**Stated problem:** Extract, in full, the lines below, beginning at the first and ending with the line that contains "from matplotlib.font_manager import". Pictures do not belong in the copy.

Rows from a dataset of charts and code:

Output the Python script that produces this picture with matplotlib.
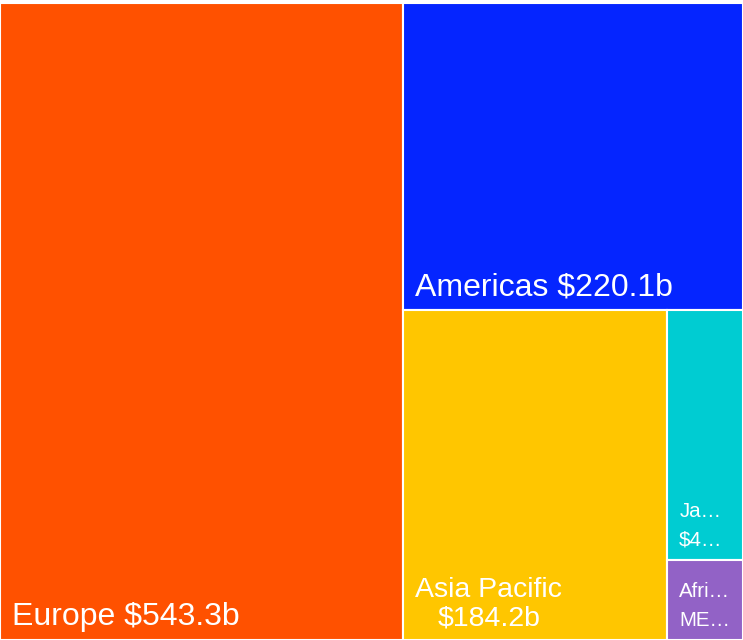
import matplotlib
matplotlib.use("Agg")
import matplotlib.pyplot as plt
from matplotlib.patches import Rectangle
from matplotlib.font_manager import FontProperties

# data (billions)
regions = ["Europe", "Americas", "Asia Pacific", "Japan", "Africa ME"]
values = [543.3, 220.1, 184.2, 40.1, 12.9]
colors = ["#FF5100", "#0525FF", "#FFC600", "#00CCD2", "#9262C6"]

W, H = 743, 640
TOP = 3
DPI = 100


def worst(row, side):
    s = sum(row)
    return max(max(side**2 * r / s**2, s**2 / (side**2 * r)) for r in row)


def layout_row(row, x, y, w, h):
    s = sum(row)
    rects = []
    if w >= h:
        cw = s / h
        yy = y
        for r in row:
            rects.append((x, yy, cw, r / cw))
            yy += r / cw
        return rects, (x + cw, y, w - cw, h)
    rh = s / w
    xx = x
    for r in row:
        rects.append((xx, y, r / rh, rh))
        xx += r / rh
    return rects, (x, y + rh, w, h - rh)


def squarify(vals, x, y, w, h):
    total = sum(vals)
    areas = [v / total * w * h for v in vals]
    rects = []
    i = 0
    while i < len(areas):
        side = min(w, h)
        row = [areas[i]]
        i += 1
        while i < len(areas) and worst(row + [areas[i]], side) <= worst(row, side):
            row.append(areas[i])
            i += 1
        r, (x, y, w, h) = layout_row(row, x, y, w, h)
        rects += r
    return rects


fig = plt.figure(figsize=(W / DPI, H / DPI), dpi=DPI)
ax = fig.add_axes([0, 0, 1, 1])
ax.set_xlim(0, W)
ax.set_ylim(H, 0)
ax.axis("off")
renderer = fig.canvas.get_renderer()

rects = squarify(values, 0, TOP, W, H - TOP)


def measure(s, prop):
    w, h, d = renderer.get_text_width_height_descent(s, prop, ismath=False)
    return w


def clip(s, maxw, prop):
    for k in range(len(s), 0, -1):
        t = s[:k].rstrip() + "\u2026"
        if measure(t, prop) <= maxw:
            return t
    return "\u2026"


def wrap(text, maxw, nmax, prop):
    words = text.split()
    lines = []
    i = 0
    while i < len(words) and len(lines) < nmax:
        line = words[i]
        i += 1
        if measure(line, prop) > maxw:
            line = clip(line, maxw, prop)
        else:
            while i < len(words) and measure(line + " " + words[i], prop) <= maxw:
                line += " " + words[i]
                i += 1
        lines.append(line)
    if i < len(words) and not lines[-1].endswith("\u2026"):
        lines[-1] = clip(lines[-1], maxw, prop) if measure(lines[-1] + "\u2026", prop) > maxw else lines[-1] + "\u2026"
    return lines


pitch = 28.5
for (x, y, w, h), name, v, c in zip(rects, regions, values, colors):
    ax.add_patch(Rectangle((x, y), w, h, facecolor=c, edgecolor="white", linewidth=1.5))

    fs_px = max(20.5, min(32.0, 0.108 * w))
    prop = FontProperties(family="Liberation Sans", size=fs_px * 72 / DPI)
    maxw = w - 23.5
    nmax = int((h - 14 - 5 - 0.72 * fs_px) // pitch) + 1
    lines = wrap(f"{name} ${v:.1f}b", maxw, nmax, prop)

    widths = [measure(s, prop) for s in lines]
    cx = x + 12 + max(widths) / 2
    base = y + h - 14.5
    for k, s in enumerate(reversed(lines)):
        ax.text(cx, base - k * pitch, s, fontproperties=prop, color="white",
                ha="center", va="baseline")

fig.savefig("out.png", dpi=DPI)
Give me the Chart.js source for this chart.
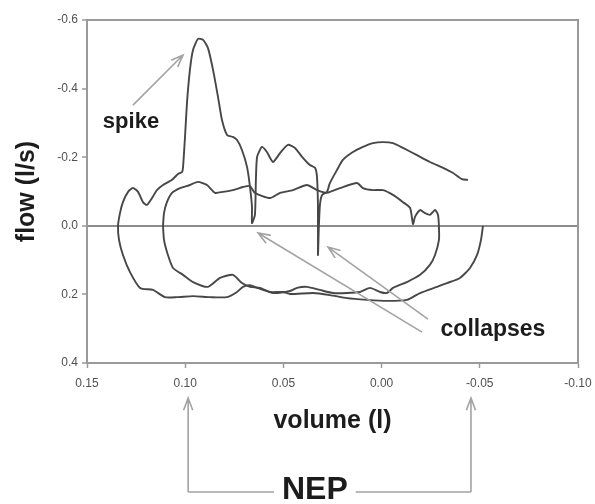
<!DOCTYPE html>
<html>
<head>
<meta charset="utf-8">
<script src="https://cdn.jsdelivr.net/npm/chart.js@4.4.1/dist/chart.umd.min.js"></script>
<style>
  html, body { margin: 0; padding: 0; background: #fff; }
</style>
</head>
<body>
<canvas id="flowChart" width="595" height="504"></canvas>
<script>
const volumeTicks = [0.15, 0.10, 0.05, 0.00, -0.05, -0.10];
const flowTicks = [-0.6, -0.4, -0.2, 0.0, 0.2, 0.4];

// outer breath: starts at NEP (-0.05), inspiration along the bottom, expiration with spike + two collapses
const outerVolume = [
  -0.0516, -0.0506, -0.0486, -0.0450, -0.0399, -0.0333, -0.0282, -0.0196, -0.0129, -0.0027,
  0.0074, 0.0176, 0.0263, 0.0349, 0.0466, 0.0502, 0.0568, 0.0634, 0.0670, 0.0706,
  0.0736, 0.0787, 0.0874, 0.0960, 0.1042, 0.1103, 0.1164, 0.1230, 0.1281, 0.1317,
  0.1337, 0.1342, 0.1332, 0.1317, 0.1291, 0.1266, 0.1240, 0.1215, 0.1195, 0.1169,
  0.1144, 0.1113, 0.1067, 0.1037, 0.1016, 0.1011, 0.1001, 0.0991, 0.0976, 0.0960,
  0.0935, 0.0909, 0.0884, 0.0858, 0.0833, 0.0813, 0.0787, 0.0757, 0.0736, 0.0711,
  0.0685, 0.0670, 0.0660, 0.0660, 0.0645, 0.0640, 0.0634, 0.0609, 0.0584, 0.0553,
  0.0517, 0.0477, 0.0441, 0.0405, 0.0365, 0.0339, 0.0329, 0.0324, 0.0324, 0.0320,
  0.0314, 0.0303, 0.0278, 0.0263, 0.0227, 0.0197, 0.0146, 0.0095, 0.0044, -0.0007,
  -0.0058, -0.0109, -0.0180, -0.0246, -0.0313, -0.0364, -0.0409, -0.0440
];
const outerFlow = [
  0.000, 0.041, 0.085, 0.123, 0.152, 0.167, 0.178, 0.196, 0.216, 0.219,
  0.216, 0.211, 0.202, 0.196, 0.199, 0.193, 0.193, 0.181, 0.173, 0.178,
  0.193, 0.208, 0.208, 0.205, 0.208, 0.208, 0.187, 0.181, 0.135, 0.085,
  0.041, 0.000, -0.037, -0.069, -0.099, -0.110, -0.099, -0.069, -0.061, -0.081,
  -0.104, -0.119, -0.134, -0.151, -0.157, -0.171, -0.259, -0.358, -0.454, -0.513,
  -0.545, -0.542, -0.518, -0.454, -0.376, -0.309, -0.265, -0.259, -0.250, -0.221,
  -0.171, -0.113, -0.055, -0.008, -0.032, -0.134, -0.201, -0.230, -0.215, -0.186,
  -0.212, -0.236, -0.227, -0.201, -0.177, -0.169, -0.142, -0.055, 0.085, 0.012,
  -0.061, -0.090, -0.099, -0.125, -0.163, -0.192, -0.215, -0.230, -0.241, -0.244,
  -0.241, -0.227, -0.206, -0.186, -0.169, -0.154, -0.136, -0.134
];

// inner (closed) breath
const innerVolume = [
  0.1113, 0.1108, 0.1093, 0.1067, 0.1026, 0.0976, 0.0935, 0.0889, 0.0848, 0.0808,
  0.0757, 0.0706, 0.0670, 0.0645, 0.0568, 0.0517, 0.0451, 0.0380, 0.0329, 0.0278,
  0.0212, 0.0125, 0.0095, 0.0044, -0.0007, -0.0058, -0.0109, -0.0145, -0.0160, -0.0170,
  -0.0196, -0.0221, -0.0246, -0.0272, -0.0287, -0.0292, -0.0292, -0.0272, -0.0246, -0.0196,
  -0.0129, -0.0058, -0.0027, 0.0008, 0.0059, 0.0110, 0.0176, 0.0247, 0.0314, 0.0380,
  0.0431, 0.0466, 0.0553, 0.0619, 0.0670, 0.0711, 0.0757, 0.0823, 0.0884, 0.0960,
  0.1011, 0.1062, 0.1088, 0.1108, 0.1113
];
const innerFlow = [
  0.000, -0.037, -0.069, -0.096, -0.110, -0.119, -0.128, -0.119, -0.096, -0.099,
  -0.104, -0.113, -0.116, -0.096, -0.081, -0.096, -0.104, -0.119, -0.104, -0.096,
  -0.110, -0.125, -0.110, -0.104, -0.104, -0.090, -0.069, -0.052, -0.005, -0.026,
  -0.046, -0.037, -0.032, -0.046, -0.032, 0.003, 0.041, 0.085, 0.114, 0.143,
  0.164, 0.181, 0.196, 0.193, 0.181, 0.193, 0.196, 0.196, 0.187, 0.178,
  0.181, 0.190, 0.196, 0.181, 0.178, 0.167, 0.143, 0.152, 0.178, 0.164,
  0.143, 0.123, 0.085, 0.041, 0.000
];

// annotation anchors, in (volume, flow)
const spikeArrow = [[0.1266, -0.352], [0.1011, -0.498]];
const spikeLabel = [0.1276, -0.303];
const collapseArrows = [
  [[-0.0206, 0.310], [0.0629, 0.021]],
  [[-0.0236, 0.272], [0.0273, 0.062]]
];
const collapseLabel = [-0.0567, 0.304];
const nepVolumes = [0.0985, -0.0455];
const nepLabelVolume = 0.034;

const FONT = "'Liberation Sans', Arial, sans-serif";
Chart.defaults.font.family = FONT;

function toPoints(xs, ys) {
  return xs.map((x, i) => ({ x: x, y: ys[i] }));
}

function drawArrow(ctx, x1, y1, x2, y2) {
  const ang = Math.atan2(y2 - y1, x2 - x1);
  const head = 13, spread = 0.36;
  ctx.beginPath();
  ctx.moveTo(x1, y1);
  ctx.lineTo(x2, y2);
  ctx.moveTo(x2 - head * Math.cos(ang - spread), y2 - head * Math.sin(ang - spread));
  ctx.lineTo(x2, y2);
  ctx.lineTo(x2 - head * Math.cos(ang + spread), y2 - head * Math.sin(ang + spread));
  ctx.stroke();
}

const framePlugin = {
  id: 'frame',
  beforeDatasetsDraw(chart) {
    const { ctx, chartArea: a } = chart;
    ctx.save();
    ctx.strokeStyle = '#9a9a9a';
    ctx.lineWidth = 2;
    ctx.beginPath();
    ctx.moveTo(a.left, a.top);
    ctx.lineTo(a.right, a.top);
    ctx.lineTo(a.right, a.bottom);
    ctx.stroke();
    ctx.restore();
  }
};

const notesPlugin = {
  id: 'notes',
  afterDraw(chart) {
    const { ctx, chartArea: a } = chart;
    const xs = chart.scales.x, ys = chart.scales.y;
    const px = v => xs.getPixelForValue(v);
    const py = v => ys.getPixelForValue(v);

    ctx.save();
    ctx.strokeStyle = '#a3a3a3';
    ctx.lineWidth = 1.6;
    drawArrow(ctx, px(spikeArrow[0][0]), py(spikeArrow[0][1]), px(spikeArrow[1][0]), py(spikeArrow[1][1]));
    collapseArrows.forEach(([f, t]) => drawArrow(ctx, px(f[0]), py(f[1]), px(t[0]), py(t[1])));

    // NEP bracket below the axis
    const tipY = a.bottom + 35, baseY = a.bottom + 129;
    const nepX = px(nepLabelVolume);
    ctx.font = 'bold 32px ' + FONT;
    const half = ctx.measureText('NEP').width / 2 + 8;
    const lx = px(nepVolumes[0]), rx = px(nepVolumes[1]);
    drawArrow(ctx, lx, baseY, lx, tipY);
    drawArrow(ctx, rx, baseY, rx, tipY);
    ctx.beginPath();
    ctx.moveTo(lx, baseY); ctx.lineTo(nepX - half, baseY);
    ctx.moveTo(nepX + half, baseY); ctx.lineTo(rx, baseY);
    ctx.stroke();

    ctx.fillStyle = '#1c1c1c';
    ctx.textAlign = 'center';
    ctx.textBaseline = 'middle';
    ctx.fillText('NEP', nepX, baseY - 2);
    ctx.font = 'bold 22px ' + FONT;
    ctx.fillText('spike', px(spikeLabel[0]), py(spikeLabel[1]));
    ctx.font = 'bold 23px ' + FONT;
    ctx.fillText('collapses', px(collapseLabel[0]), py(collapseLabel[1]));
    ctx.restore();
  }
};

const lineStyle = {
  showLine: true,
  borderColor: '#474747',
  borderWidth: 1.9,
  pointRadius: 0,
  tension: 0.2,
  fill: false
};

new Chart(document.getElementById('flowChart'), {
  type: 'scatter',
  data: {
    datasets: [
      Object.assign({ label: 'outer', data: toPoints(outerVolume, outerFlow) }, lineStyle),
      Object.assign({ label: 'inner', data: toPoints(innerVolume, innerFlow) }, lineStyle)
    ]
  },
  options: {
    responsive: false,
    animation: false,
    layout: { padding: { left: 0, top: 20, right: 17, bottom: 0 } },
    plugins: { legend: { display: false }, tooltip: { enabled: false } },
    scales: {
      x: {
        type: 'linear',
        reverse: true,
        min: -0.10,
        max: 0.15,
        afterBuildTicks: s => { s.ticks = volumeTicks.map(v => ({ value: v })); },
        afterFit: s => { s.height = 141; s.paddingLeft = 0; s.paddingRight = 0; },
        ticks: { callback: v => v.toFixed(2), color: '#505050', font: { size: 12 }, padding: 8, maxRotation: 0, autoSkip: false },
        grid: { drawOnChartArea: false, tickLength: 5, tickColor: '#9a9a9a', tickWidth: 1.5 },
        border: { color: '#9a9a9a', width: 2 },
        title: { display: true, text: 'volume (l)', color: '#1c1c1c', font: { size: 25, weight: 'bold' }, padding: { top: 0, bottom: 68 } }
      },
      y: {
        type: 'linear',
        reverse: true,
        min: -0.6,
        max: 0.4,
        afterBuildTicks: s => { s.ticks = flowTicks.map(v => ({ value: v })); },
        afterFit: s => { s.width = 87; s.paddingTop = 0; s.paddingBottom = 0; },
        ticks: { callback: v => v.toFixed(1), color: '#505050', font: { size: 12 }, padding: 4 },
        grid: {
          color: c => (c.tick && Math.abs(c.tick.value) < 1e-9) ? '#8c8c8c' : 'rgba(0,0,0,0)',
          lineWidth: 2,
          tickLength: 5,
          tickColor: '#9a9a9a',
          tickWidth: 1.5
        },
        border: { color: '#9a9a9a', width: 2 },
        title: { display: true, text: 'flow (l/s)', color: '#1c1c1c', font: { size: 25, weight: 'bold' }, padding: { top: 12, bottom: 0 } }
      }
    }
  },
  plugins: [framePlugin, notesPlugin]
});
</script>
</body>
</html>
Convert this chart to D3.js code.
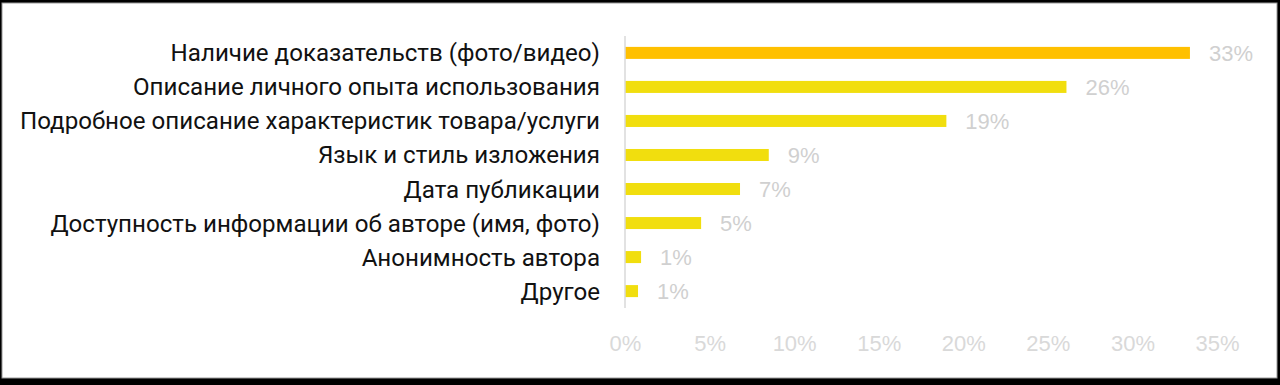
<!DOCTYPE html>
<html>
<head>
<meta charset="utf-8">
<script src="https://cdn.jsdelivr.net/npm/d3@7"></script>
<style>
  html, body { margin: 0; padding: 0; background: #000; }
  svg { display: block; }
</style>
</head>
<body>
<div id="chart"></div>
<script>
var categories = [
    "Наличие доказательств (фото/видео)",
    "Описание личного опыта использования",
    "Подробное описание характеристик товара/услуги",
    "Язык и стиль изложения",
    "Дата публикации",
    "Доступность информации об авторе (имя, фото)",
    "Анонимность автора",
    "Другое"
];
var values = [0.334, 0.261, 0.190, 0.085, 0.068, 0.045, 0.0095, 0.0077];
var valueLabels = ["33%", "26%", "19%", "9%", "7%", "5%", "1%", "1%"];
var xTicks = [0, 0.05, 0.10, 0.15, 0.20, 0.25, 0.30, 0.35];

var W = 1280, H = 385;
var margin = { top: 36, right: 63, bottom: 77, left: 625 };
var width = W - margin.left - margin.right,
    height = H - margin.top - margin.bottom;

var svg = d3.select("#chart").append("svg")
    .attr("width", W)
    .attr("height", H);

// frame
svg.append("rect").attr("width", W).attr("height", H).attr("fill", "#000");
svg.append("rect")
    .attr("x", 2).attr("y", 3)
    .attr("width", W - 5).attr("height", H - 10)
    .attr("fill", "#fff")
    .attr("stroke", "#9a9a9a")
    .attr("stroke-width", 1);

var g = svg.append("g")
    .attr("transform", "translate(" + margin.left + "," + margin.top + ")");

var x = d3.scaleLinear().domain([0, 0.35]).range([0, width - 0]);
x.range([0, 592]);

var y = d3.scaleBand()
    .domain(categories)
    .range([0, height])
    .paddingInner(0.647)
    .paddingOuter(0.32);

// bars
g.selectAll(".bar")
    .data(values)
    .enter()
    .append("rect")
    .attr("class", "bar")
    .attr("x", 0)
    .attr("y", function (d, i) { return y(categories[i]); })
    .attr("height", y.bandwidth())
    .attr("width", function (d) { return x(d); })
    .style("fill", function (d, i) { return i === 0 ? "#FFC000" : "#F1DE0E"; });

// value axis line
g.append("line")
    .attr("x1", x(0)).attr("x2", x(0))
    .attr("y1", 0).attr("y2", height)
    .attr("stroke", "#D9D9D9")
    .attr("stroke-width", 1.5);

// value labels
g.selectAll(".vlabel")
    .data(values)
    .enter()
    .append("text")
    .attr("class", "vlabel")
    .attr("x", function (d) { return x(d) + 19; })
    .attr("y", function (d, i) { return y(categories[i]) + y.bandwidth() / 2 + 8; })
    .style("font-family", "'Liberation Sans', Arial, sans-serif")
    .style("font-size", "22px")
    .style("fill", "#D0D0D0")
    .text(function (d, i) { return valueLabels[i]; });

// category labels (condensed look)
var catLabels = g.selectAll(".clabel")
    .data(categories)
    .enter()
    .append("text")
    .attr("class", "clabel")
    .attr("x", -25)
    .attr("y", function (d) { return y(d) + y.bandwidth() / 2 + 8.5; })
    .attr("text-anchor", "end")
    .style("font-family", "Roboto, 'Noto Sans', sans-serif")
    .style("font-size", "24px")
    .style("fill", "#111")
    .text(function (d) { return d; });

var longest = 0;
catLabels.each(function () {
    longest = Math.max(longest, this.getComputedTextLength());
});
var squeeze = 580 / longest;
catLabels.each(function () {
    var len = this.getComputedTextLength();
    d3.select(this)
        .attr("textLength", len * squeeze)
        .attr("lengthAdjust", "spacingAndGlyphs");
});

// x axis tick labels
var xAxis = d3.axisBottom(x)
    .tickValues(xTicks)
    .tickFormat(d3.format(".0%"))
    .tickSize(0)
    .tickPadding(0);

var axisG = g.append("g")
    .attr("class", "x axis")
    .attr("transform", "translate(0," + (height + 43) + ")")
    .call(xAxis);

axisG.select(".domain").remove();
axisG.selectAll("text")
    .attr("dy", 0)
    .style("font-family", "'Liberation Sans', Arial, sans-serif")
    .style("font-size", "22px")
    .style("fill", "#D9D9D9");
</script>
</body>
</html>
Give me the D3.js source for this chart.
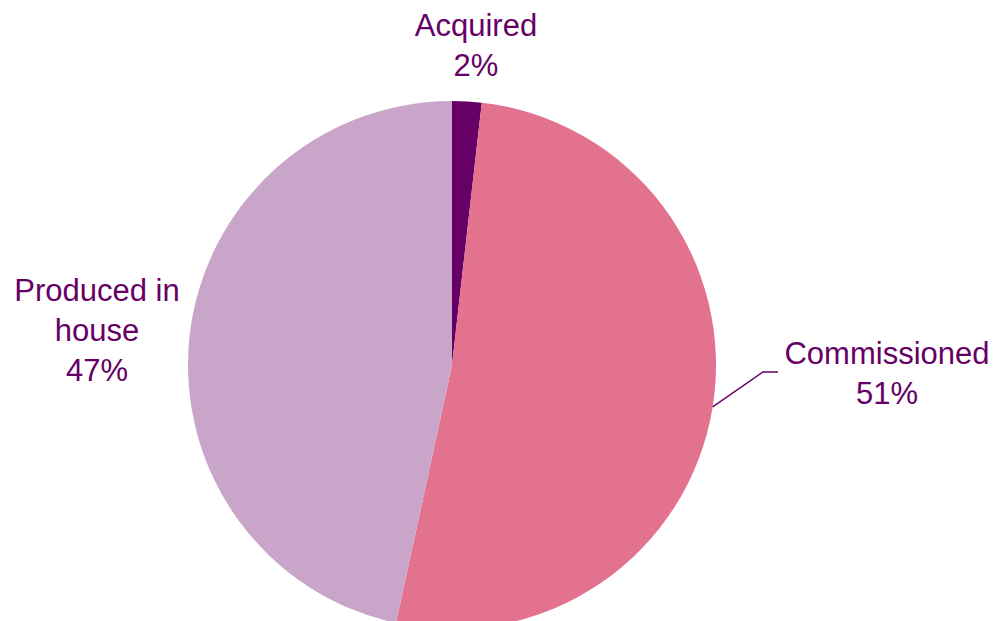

**Reply to the exercise:**
Output the Python script that produces this picture with matplotlib.
import matplotlib
matplotlib.use("Agg")
import matplotlib.pyplot as plt
from matplotlib.patches import Rectangle
from matplotlib.font_manager import FontProperties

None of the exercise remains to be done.